Feinberg made it clear to Citigroup that Hall would not be able to keep earning his eye-popping paychecks, leaving Citigroup with the decision of selling off Phibro and parting with Hall or keeping Phibro but losing the unit's moneymaker, according to the source.

The source spoke anonymously because the negotiations between Citigroup and the pay czar have not been made public.

Citigroup's decision to offload both Phibro, and so Hall, demonstrates the extent of Feinberg's power over the seven firms that have received exceptional assistance from the government.

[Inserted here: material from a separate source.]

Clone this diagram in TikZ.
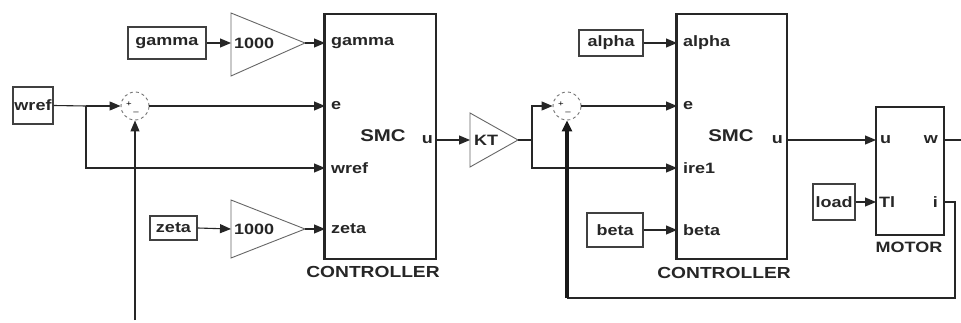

The other firms are Bank of America Corp , American International Group Inc , Chrysler Group LLC, General Motors Co , Chrysler Financial and GMAC.

Alan Johnson, a Wall Street compensation consultant, said the deal helped Citigroup unload what was becoming an embarrassment.

Occidental did not disclose the terms of the deal but said that its net investment would be about $250 million and that it was paying roughly the net asset value of the business.

Citigroup has received multiple bailouts from the government, including $45 billion from the U.S. Treasury's Troubled Asset Relief Program.

POWER PLAY

Feinberg is in the thick of a 60-day intensive review of the pay contracts for the top 25 earners at the seven firms, in which he has the power to approve or renegotiate their compensation packages.

Citigroup's announcement that it is shedding Phibro comes just three weeks before Feinberg's rulings are due.

Feinberg did not have explicit authority to approve or reject Hall's pay for this year because the contract was signed before a cut-off date of February 11, 2009.

But in a demonstration of the reach of Feinberg's powers, he would still have a say over Hall's future pay. He would have likely forced much more of it to be in equity that vested over a longer time horizon, crimping Hall's ability to take home cash.

Charles Elson, director of the Weinberg Center for Corporate Governance at the University of Delaware, said it is not clear that influencing Citigroup to shed a profitable unit is in the shareholders' best interests.

Wall Street firms and the government should be concerned not with high pay, but with undeserved pay -- and by all accounts Hall had earned what was coming to him, Elson said.

That demonstrates, in my view, the absurdity of this whole exercise, Elson said.

But even Citigroup Chief Executive Vikram Pandit has admitted that nine-figure paychecks are hard to justify, saying publicly last month that $100 million was too much for an employee to earn, given the bank's circumstances.